Legal Protection Against High Interest and Harassment from Online Lenders

Introduction

In the digital age, online lending has become a convenient source of quick financing for many Filipinos, offering loans through mobile apps and websites without the traditional hurdles of bank lending. However, this convenience often comes at a steep cost, including exorbitant interest rates and aggressive collection practices that border on harassment. Borrowers frequently find themselves trapped in cycles of debt due to hidden fees, predatory terms, and invasive tactics employed by some online lenders. Fortunately, Philippine law provides robust protections against such abuses, drawing from constitutional principles, civil statutes, regulatory frameworks, and criminal provisions. This article comprehensively explores these legal safeguards, the rights of borrowers, enforcement mechanisms, and practical remedies available under Philippine jurisprudence as of 2026.

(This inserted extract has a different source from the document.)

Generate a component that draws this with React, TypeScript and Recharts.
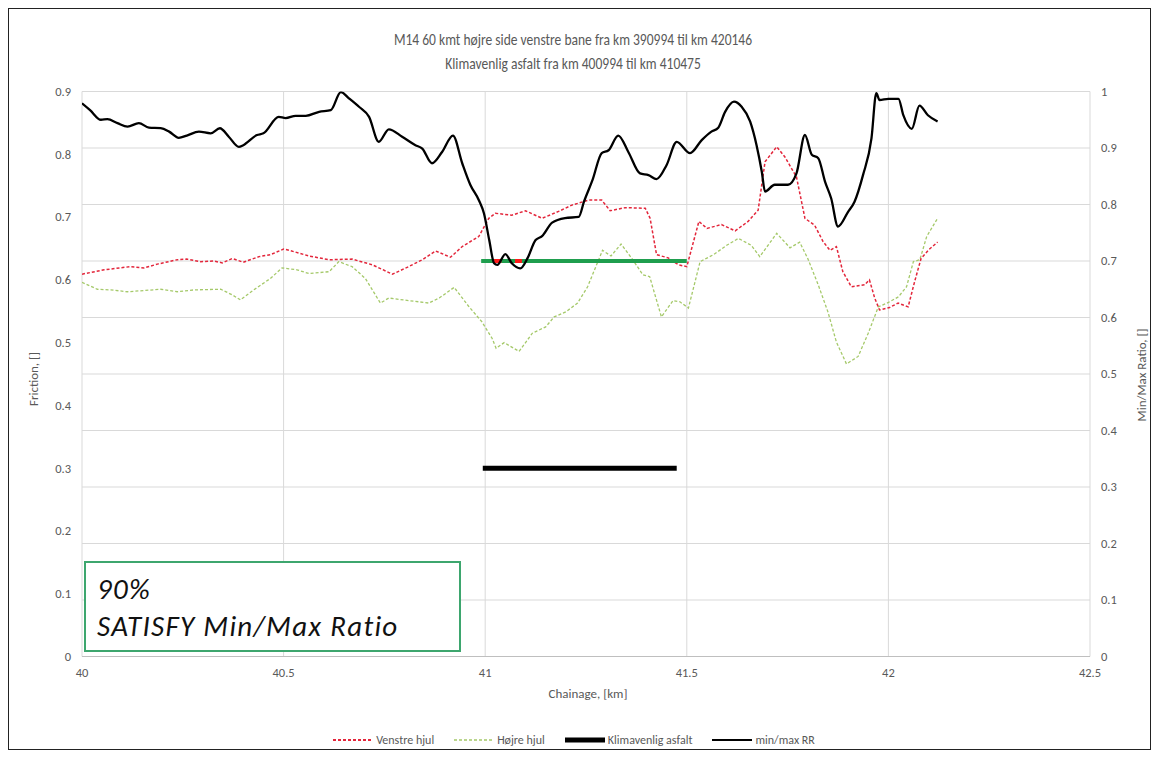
import React from 'react';
import { LineChart, Line, XAxis, YAxis, CartesianGrid } from 'recharts';

const FONT = "Carlito, 'Liberation Sans Narrow', 'Open Sans', sans-serif";
const TEXT_GRAY = '#595959';

const X_TICKS = [40, 40.5, 41, 41.5, 42, 42.5];
const FRICTION_TICKS = [0, 0.1, 0.2, 0.3, 0.4, 0.5, 0.6, 0.7, 0.8, 0.9];
const RATIO_TICKS = [0, 0.1, 0.2, 0.3, 0.4, 0.5, 0.6, 0.7, 0.8, 0.9, 1];

// Venstre hjul (left wheel friction)
const venstreKm = [
  40.0, 40.055, 40.12, 40.154, 40.187, 40.236, 40.26, 40.294, 40.327, 40.348, 40.373, 40.4,
  40.439, 40.467, 40.5, 40.514, 40.563, 40.613, 40.67, 40.72, 40.77, 40.81, 40.844, 40.877,
  40.914, 40.943, 40.984, 41.009, 41.025, 41.066, 41.1, 41.141, 41.182, 41.215, 41.256, 41.289,
  41.31, 41.347, 41.397, 41.409, 41.425, 41.454, 41.479, 41.5, 41.53, 41.55, 41.586, 41.62,
  41.652, 41.677, 41.694, 41.723, 41.743, 41.772, 41.793, 41.817, 41.838, 41.855, 41.871, 41.887,
  41.908, 41.941, 41.953, 41.966, 41.978, 42.003, 42.024, 42.049, 42.065, 42.081, 42.1, 42.122,
];
const venstreFriction = [
  0.609, 0.616, 0.621, 0.619, 0.625, 0.632, 0.633, 0.629, 0.63, 0.627, 0.634, 0.628,
  0.637, 0.64, 0.649, 0.647, 0.638, 0.632, 0.633, 0.624, 0.609, 0.621, 0.632, 0.646,
  0.636, 0.653, 0.669, 0.698, 0.706, 0.703, 0.71, 0.698, 0.709, 0.719, 0.727, 0.727,
  0.71, 0.715, 0.714, 0.698, 0.64, 0.635, 0.624, 0.621, 0.693, 0.682, 0.688, 0.678,
  0.693, 0.711, 0.788, 0.812, 0.796, 0.764, 0.698, 0.687, 0.661, 0.647, 0.653, 0.613,
  0.589, 0.592, 0.6, 0.571, 0.552, 0.556, 0.563, 0.557, 0.597, 0.634, 0.648, 0.66,
];

// Højre hjul (right wheel friction)
const hojreKm = [
  40.0, 40.038, 40.071, 40.113, 40.154, 40.195, 40.236, 40.278, 40.344, 40.373, 40.393, 40.426,
  40.467, 40.496, 40.533, 40.563, 40.613, 40.637, 40.67, 40.703, 40.74, 40.761, 40.81, 40.86,
  40.886, 40.923, 40.96, 40.992, 41.017, 41.027, 41.047, 41.084, 41.117, 41.15, 41.171, 41.2,
  41.229, 41.254, 41.291, 41.312, 41.337, 41.366, 41.391, 41.408, 41.437, 41.466, 41.483, 41.504,
  41.533, 41.566, 41.599, 41.628, 41.66, 41.681, 41.723, 41.756, 41.78, 41.8, 41.826, 41.85,
  41.871, 41.896, 41.925, 41.95, 41.975, 42.0, 42.025, 42.045, 42.062, 42.078, 42.095, 42.122,
];
const hojreFriction = [
  0.596, 0.585, 0.584, 0.581, 0.583, 0.585, 0.581, 0.584, 0.585, 0.576, 0.568, 0.584,
  0.602, 0.619, 0.616, 0.61, 0.613, 0.629, 0.621, 0.602, 0.563, 0.571, 0.567, 0.563,
  0.571, 0.588, 0.557, 0.533, 0.507, 0.491, 0.5, 0.486, 0.515, 0.525, 0.541, 0.549,
  0.563, 0.589, 0.647, 0.638, 0.657, 0.632, 0.608, 0.605, 0.541, 0.567, 0.565, 0.555,
  0.629, 0.64, 0.655, 0.666, 0.655, 0.637, 0.674, 0.651, 0.66, 0.634, 0.592, 0.549,
  0.501, 0.466, 0.478, 0.515, 0.557, 0.564, 0.573, 0.589, 0.629, 0.632, 0.669, 0.698,
];

// min/max RR (right axis)
const ratioKm = [
  40.0, 40.02, 40.047, 40.063, 40.088, 40.113, 40.141, 40.166, 40.195, 40.216, 40.24, 40.26,
  40.29, 40.319, 40.342, 40.364, 40.389, 40.4, 40.434, 40.45, 40.488, 40.505, 40.53, 40.555,
  40.588, 40.617, 40.642, 40.662, 40.687, 40.712, 40.736, 40.761, 40.794, 40.827, 40.844, 40.868,
  40.893, 40.92, 40.943, 40.963, 40.984, 40.997, 41.01, 41.022, 41.03, 41.05, 41.066, 41.087,
  41.105, 41.125, 41.141, 41.166, 41.198, 41.232, 41.245, 41.266, 41.289, 41.306, 41.33, 41.355,
  41.384, 41.405, 41.425, 41.45, 41.475, 41.508, 41.537, 41.561, 41.578, 41.595, 41.617, 41.636,
  41.657, 41.673, 41.686, 41.694, 41.718, 41.751, 41.772, 41.793, 41.81, 41.826, 41.843, 41.858,
  41.875, 41.9, 41.916, 41.937, 41.958, 41.97, 41.978, 42.0, 42.025, 42.037, 42.058, 42.077,
  42.098, 42.122,
];
const ratioValues = [
  0.979, 0.967, 0.95, 0.951, 0.944, 0.938, 0.944, 0.936, 0.935, 0.929, 0.918, 0.922,
  0.929, 0.926, 0.935, 0.92, 0.902, 0.905, 0.923, 0.926, 0.955, 0.953, 0.957, 0.957,
  0.964, 0.967, 0.999, 0.988, 0.973, 0.955, 0.911, 0.933, 0.92, 0.905, 0.899, 0.873,
  0.893, 0.922, 0.873, 0.835, 0.808, 0.784, 0.737, 0.696, 0.693, 0.712, 0.696, 0.687,
  0.705, 0.737, 0.744, 0.768, 0.776, 0.778, 0.805, 0.843, 0.891, 0.896, 0.922, 0.893,
  0.855, 0.852, 0.845, 0.87, 0.911, 0.891, 0.914, 0.929, 0.936, 0.964, 0.982, 0.973,
  0.947, 0.905, 0.858, 0.823, 0.835, 0.835, 0.855, 0.923, 0.888, 0.882, 0.84, 0.811,
  0.761, 0.787, 0.805, 0.852, 0.917, 0.997, 0.985, 0.987, 0.987, 0.958, 0.934, 0.975,
  0.958, 0.947,
];

// Klimavenlig asfalt section (left axis)
const klimaKm = [40.994, 41.475];
const klimaLevel = [0.3, 0.3];

// 0.7 min/max threshold over the section, and where RR drops under it
const thresholdKm = [40.99, 41.5];
const thresholdRatio = [0.7, 0.7];
const belowKm = [41.022, 41.04, 41.057, 41.074, 41.091];
const belowRatio = [0.7, 0.7, null, 0.7, 0.7];

const zip = (km: number[], vals: (number | null)[]) => km.map((k, i) => ({ km: k, v: vals[i] }));

const LEGEND = [
  { name: 'Venstre hjul', color: '#e3263b', width: 2, dash: '3 2' },
  { name: 'Højre hjul', color: '#a5c96a', width: 1.3, dash: '3 2' },
  { name: 'Klimavenlig asfalt', color: '#000', width: 5, dash: undefined },
  { name: 'min/max RR', color: '#000', width: 2, dash: undefined },
];

const tick = { fill: TEXT_GRAY, fontSize: 12.5, fontFamily: FONT };

export default function App() {
  return (
    <div
      style={{
        position: 'relative',
        width: 1141,
        height: 740,
        border: '1px solid #222',
        background: '#fff',
        fontFamily: FONT,
      }}
    >
      <div
        style={{
          position: 'absolute',
          left: 0,
          width: 1142,
          top: 18,
          textAlign: 'center',
          color: TEXT_GRAY,
          fontSize: 16.5,
          lineHeight: '24px',
          transform: 'scaleX(0.82)',
          transformOrigin: '564px 0',
        }}
      >
        <div style={{ marginLeft: -14 }}>M14 60 kmt højre side venstre bane fra km 390994 til km 420146</div>
        <div style={{ marginLeft: -14 }}>Klimavenlig asfalt fra km 400994 til km 410475</div>
      </div>

      <LineChart width={1141} height={740} margin={{ top: 82.5, right: 20, bottom: 62.5, left: 33 }}>
        <CartesianGrid yAxisId="ratio" stroke="#d9d9d9" strokeWidth={1} />
        <XAxis
          type="number"
          dataKey="km"
          domain={[40, 42.5]}
          ticks={X_TICKS}
          height={30}
          tick={tick}
          tickLine={false}
          tickMargin={6}
          axisLine={{ stroke: '#bfbfbf' }}
          allowDataOverflow
        />
        <YAxis
          yAxisId="friction"
          orientation="left"
          domain={[0, 0.9]}
          ticks={FRICTION_TICKS}
          width={40}
          tick={tick}
          tickLine={false}
          tickMargin={5}
          axisLine={false}
          allowDataOverflow
        />
        <YAxis
          yAxisId="ratio"
          orientation="right"
          domain={[0, 1]}
          ticks={RATIO_TICKS}
          width={40}
          tick={tick}
          tickLine={false}
          tickMargin={5}
          axisLine={false}
          allowDataOverflow
        />
        <Line
          yAxisId="friction"
          data={zip(hojreKm, hojreFriction)}
          dataKey="v"
          name="Højre hjul"
          stroke="#a5c96a"
          strokeWidth={1.3}
          strokeDasharray="3 2"
          dot={false}
          isAnimationActive={false}
        />
        <Line
          yAxisId="friction"
          data={zip(venstreKm, venstreFriction)}
          dataKey="v"
          name="Venstre hjul"
          stroke="#e3263b"
          strokeWidth={1.5}
          strokeDasharray="3 2"
          dot={false}
          isAnimationActive={false}
        />
        <Line
          yAxisId="friction"
          data={zip(klimaKm, klimaLevel)}
          dataKey="v"
          name="Klimavenlig asfalt"
          stroke="#000"
          strokeWidth={5}
          dot={false}
          isAnimationActive={false}
        />
        <Line
          yAxisId="ratio"
          data={zip(thresholdKm, thresholdRatio)}
          dataKey="v"
          stroke="#1f9e4e"
          strokeWidth={4}
          dot={false}
          isAnimationActive={false}
        />
        <Line
          yAxisId="ratio"
          data={zip(belowKm, belowRatio)}
          dataKey="v"
          stroke="#ff1a1a"
          strokeWidth={4}
          dot={false}
          isAnimationActive={false}
        />
        <Line
          yAxisId="ratio"
          type="monotone"
          data={zip(ratioKm, ratioValues)}
          dataKey="v"
          name="min/max RR"
          stroke="#000"
          strokeWidth={2.3}
          dot={false}
          isAnimationActive={false}
        />
      </LineChart>

      <div style={{ position: 'absolute', left: 24, top: 370, transform: 'translate(-50%, -50%) rotate(-90deg)', color: TEXT_GRAY, fontSize: 13, whiteSpace: 'nowrap' }}>
        Friction, []
      </div>
      <div style={{ position: 'absolute', left: 1132, top: 366, transform: 'translate(-50%, -50%) rotate(-90deg)', color: TEXT_GRAY, fontSize: 13, whiteSpace: 'nowrap' }}>
        Min/Max Ratio, []
      </div>
      <div style={{ position: 'absolute', left: 0, width: 1142, top: 677, textAlign: 'center', color: TEXT_GRAY, fontSize: 13, marginLeft: 8 }}>
        Chainage, [km]
      </div>

      <div
        style={{
          position: 'absolute',
          left: 75,
          top: 552,
          width: 362,
          height: 87,
          border: '2px solid #3da66e',
          background: '#fff',
          fontStyle: 'italic',
          fontSize: 29,
          lineHeight: '37px',
          color: '#111',
          paddingLeft: 11,
          boxSizing: 'content-box',
          letterSpacing: 1.3,
        }}
      >
        <div style={{ marginTop: 8 }}>90%</div>
        <div>SATISFY Min/Max Ratio</div>
      </div>

      <div style={{ position: 'absolute', top: 724, left: -6, width: 1142, display: 'flex', justifyContent: 'center', gap: 20, fontSize: 12, color: TEXT_GRAY }}>
        {LEGEND.map((it) => (
          <div key={it.name} style={{ display: 'flex', alignItems: 'center', gap: 3 }}>
            <svg width={40} height={8}>
              <line x1={0} y1={4} x2={40} y2={4} stroke={it.color} strokeWidth={it.width} strokeDasharray={it.dash} />
            </svg>
            <span>{it.name}</span>
          </div>
        ))}
      </div>
    </div>
  );
}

The Philippine legal system emphasizes fair lending practices, consumer protection, and the prohibition of exploitative behaviors. Key principles stem from the 1987 Constitution, which guarantees due process, equal protection, and the right to privacy (Article III, Sections 1 and 3). These are operationalized through specific laws targeting usurious interest rates and harassment in debt collection. While online lending is regulated similarly to traditional lending, additional oversight applies due to its digital nature, involving bodies like the Bangko Sentral ng Pilipinas (BSP), the Securities and Exchange Commission (SEC), and the National Privacy Commission (NPC).

Regulatory Framework for Online Lending

Online lenders in the Philippines must comply with a patchwork of regulations designed to ensure transparency, fairness, and accountability. The primary governing bodies are the BSP for banks and quasi-banks, and the SEC for financing and lending companies, including online platforms.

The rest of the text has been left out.